The development of any product relies on a complex supply chain of components, and data products are no exception. As such, data product platforms need to provide native or integrated data operations (DataOps) functionality, including the development and testing of data pipelines, as well as data orchestration and data observability functionality to provide the all-important information related to the validity, integrity, quality and lineage of the underlying data. Making data available as a product on a self-service basis also increases the importance of agreed-upon data definitions and entity resolution. Only 16% of participants in our Data Governance Benchmark Research say data is well-trusted in their organization, while one-half cite agreement on the definitions of data as a primary concern in managing data effectively. It is therefore important that data product platforms provide native or integrated functionality for data governance, data cataloging and master data management.

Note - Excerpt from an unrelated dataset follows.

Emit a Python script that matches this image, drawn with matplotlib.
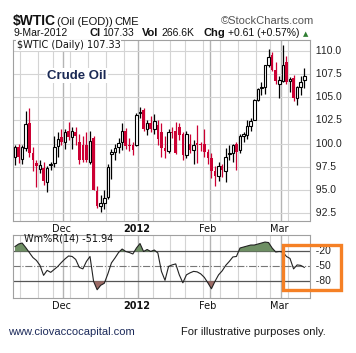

Enterprises adopting data as a product stand to benefit from interoperability and the accelerated delivery of data products that more rapidly provide business stakeholders with high-quality trusted data. I recommend that all enterprises evaluate the principle of data as a product and platforms that enable the development and delivery of data products. The capabilities required for delivering data products will be covered in detail in our forthcoming Data Operations Buyers Guide research, which is being expanded this year to assess platforms and tools for Data Products, alongside Data Pipelines, Data Observability, Data Orchestration and overall DataOps.

Regards,

Matt Aslett